Et je conclus en prenant le relais du député de Beauce-Sud et du député de Chauveau également. Je pense qu'effectivement nous sommes des parlementaires de bonne volonté, je pense que nous sommes ici pour l'intérêt de nos concitoyens et je pense que nous allons trouver tous ensemble un compromis qui va nous permettre de faire adopter ce projet de loi avant Noël pour qu'il puisse être en oeuvre pour le 1er janvier prochain. J'en ai la conviction profonde et je nous souhaite bonne chance dans les discussions ultérieures, que nous allons avoir dans quelques minutes, d'ailleurs, autour du... au sein du comité consultatif du Directeur général des élections.

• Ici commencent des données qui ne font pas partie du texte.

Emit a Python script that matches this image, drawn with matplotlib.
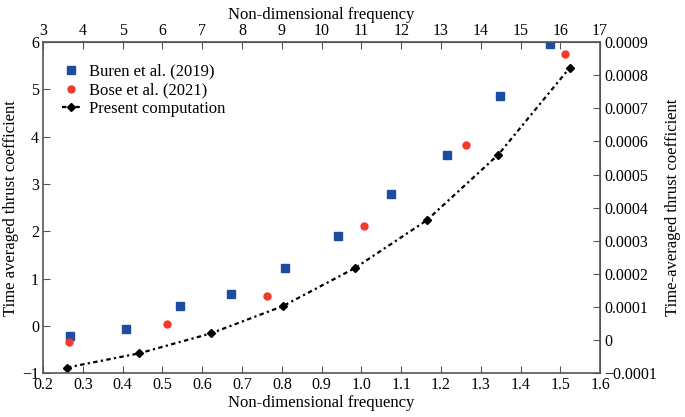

Le Président (M. Pagé): Je vous remercie, M. le ministre. Alors, je remercie l'ensemble des collègues, effectivement, pour le climat dans lequel se sont passées ces consultations. Ça a été une belle commission jusqu'à maintenant, et je vous félicite, chacun d'entre vous, de toutes formations politiques. Merci.

Alors, la commission, ayant accompli son mandat, ajourne ses travaux sine die. Merci.